[Rows from a dataset of charts and code]
===
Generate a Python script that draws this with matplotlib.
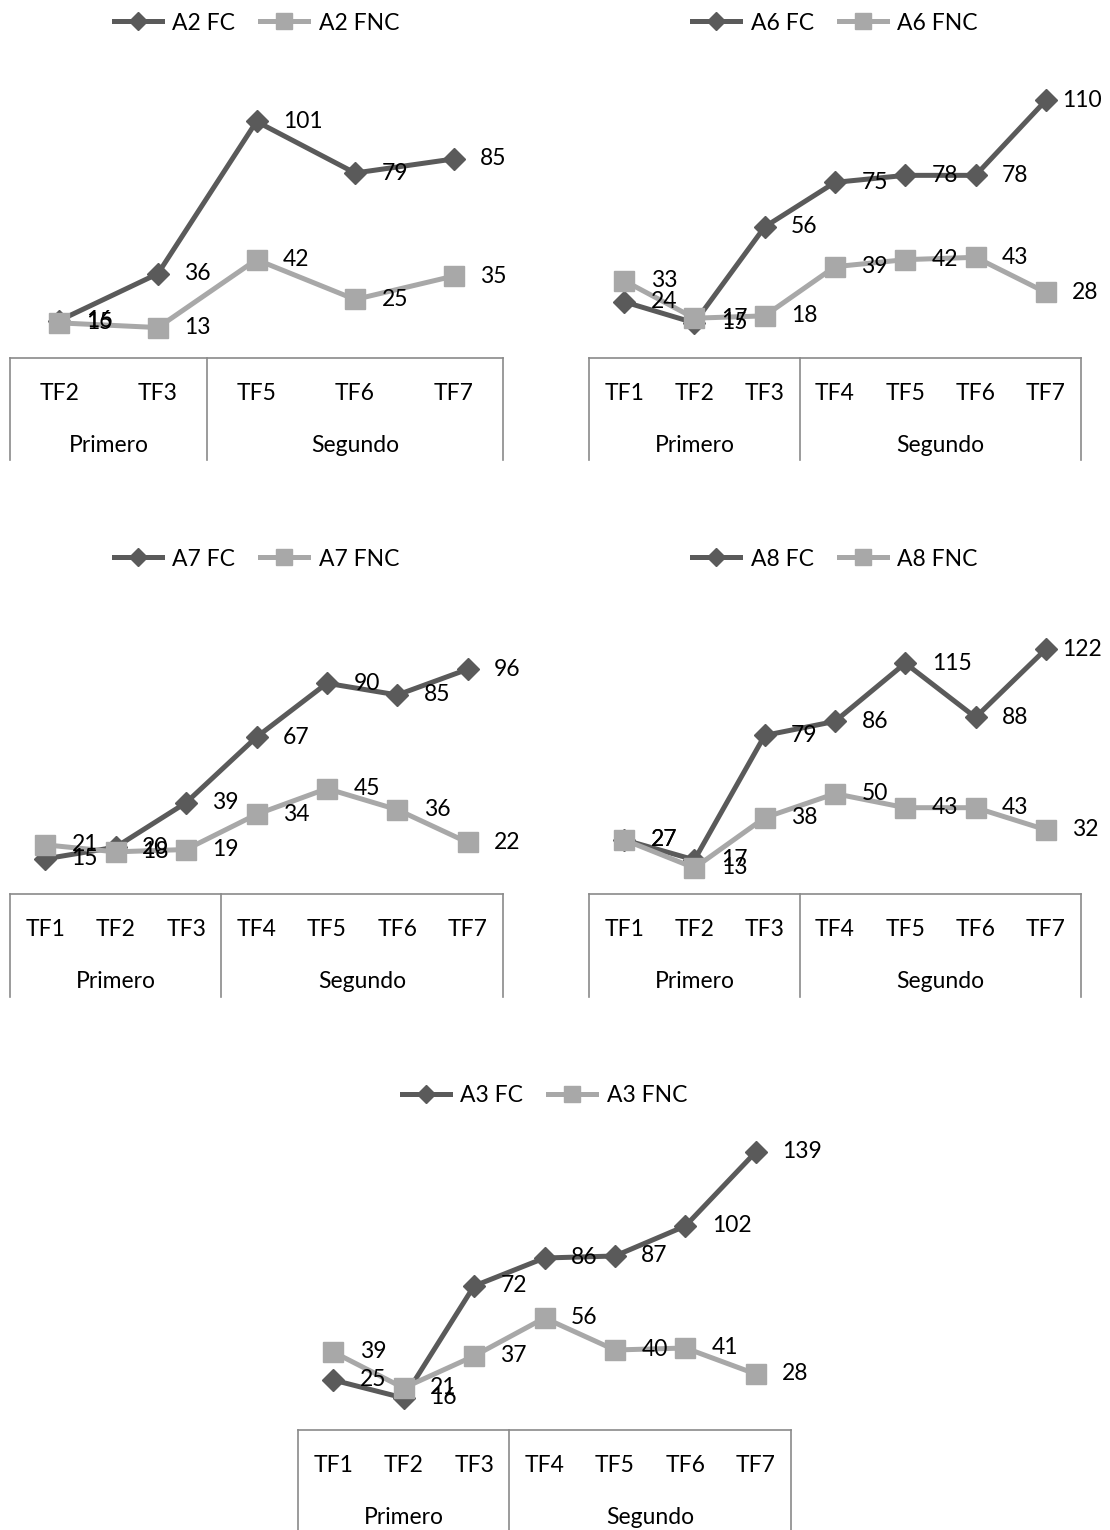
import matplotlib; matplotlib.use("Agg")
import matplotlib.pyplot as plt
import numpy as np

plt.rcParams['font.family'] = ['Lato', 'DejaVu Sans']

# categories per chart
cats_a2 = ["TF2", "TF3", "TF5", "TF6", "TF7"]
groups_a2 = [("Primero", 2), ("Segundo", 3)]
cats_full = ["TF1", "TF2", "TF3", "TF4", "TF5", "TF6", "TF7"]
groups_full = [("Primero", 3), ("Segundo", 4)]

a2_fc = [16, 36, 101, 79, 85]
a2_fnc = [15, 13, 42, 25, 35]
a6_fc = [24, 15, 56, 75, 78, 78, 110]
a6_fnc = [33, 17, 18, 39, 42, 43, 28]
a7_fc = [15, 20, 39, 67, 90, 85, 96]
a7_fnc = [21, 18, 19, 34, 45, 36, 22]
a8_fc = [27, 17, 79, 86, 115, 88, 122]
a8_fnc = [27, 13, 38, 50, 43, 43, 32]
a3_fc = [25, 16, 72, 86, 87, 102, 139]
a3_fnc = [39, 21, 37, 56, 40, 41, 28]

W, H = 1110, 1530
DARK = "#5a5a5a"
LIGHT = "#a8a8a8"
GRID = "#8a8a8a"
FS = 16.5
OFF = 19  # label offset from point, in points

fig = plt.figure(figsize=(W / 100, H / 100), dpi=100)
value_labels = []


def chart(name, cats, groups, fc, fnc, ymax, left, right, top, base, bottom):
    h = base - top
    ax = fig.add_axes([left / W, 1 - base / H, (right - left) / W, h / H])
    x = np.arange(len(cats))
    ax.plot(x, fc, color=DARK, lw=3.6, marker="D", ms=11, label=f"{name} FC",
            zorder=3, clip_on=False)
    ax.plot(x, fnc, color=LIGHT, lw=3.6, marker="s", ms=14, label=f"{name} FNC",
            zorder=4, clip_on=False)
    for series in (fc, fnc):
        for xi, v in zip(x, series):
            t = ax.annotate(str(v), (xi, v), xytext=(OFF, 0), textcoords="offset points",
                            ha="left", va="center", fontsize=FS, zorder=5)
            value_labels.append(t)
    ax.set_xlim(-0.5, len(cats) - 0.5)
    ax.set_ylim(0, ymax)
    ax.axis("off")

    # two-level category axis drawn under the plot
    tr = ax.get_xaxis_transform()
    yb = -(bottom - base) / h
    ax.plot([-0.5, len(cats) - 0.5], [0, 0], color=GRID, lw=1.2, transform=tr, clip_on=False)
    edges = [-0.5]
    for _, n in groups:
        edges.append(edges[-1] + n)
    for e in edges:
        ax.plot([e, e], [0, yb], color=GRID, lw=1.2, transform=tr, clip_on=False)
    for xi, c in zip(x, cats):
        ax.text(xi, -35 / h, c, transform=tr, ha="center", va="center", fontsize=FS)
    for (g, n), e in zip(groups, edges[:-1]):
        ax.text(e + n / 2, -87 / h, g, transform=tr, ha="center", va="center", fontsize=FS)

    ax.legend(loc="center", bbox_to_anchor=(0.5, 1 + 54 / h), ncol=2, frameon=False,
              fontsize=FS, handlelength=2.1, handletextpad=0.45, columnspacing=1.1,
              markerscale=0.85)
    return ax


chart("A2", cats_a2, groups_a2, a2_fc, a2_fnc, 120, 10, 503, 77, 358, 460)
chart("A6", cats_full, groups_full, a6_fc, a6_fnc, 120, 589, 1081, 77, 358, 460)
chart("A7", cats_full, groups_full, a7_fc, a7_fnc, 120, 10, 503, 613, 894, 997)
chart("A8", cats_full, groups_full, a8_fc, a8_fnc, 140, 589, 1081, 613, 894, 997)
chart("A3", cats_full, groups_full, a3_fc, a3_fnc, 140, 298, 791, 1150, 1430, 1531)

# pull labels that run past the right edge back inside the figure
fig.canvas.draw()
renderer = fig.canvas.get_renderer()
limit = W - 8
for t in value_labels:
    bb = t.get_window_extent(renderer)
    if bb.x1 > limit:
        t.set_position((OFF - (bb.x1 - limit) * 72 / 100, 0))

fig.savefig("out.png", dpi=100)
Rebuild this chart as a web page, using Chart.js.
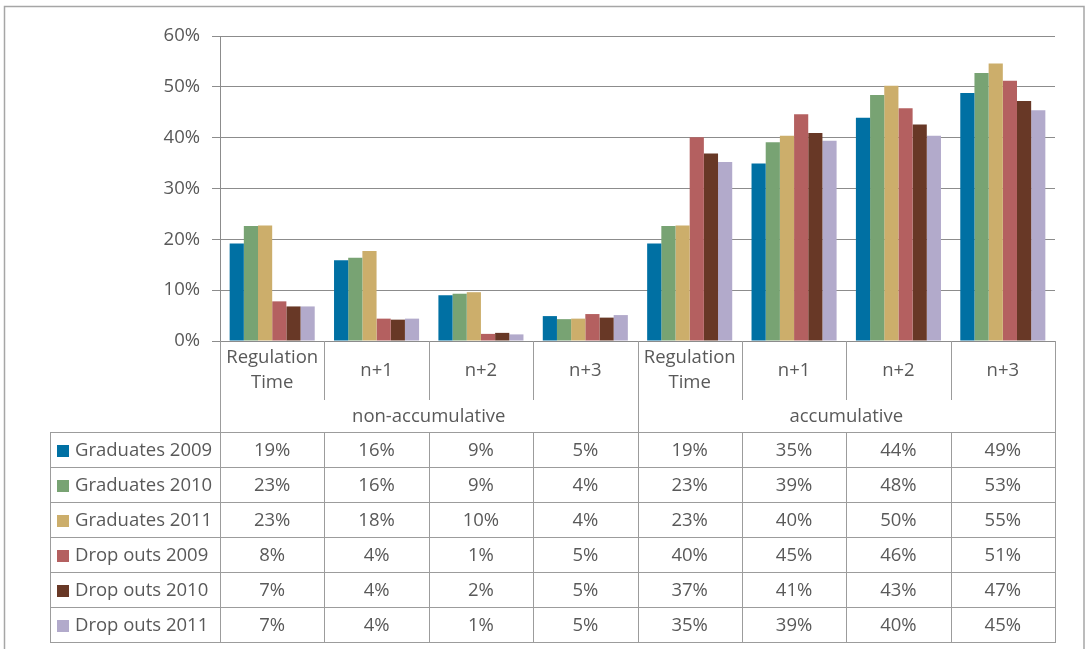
===
Repeat the data above exactly, but not the pictures.

**COMPLETE OUTPUT:**
Generate a Python script that draws this with matplotlib.
import matplotlib; matplotlib.use("Agg")
import matplotlib.pyplot as plt
import numpy as np

plt.rcParams['font.family'] = ['Lato', 'DejaVu Sans']

# categories per chart
cats_a2 = ["TF2", "TF3", "TF5", "TF6", "TF7"]
groups_a2 = [("Primero", 2), ("Segundo", 3)]
cats_full = ["TF1", "TF2", "TF3", "TF4", "TF5", "TF6", "TF7"]
groups_full = [("Primero", 3), ("Segundo", 4)]

a2_fc = [16, 36, 101, 79, 85]
a2_fnc = [15, 13, 42, 25, 35]
a6_fc = [24, 15, 56, 75, 78, 78, 110]
a6_fnc = [33, 17, 18, 39, 42, 43, 28]
a7_fc = [15, 20, 39, 67, 90, 85, 96]
a7_fnc = [21, 18, 19, 34, 45, 36, 22]
a8_fc = [27, 17, 79, 86, 115, 88, 122]
a8_fnc = [27, 13, 38, 50, 43, 43, 32]
a3_fc = [25, 16, 72, 86, 87, 102, 139]
a3_fnc = [39, 21, 37, 56, 40, 41, 28]

W, H = 1110, 1530
DARK = "#5a5a5a"
LIGHT = "#a8a8a8"
GRID = "#8a8a8a"
FS = 16.5
OFF = 19  # label offset from point, in points

fig = plt.figure(figsize=(W / 100, H / 100), dpi=100)
value_labels = []


def chart(name, cats, groups, fc, fnc, ymax, left, right, top, base, bottom):
    h = base - top
    ax = fig.add_axes([left / W, 1 - base / H, (right - left) / W, h / H])
    x = np.arange(len(cats))
    ax.plot(x, fc, color=DARK, lw=3.6, marker="D", ms=11, label=f"{name} FC",
            zorder=3, clip_on=False)
    ax.plot(x, fnc, color=LIGHT, lw=3.6, marker="s", ms=14, label=f"{name} FNC",
            zorder=4, clip_on=False)
    for series in (fc, fnc):
        for xi, v in zip(x, series):
            t = ax.annotate(str(v), (xi, v), xytext=(OFF, 0), textcoords="offset points",
                            ha="left", va="center", fontsize=FS, zorder=5)
            value_labels.append(t)
    ax.set_xlim(-0.5, len(cats) - 0.5)
    ax.set_ylim(0, ymax)
    ax.axis("off")

    # two-level category axis drawn under the plot
    tr = ax.get_xaxis_transform()
    yb = -(bottom - base) / h
    ax.plot([-0.5, len(cats) - 0.5], [0, 0], color=GRID, lw=1.2, transform=tr, clip_on=False)
    edges = [-0.5]
    for _, n in groups:
        edges.append(edges[-1] + n)
    for e in edges:
        ax.plot([e, e], [0, yb], color=GRID, lw=1.2, transform=tr, clip_on=False)
    for xi, c in zip(x, cats):
        ax.text(xi, -35 / h, c, transform=tr, ha="center", va="center", fontsize=FS)
    for (g, n), e in zip(groups, edges[:-1]):
        ax.text(e + n / 2, -87 / h, g, transform=tr, ha="center", va="center", fontsize=FS)

    ax.legend(loc="center", bbox_to_anchor=(0.5, 1 + 54 / h), ncol=2, frameon=False,
              fontsize=FS, handlelength=2.1, handletextpad=0.45, columnspacing=1.1,
              markerscale=0.85)
    return ax


chart("A2", cats_a2, groups_a2, a2_fc, a2_fnc, 120, 10, 503, 77, 358, 460)
chart("A6", cats_full, groups_full, a6_fc, a6_fnc, 120, 589, 1081, 77, 358, 460)
chart("A7", cats_full, groups_full, a7_fc, a7_fnc, 120, 10, 503, 613, 894, 997)
chart("A8", cats_full, groups_full, a8_fc, a8_fnc, 140, 589, 1081, 613, 894, 997)
chart("A3", cats_full, groups_full, a3_fc, a3_fnc, 140, 298, 791, 1150, 1430, 1531)

# pull labels that run past the right edge back inside the figure
fig.canvas.draw()
renderer = fig.canvas.get_renderer()
limit = W - 8
for t in value_labels:
    bb = t.get_window_extent(renderer)
    if bb.x1 > limit:
        t.set_position((OFF - (bb.x1 - limit) * 72 / 100, 0))

fig.savefig("out.png", dpi=100)
Rebuild this chart as a web page, using Chart.js.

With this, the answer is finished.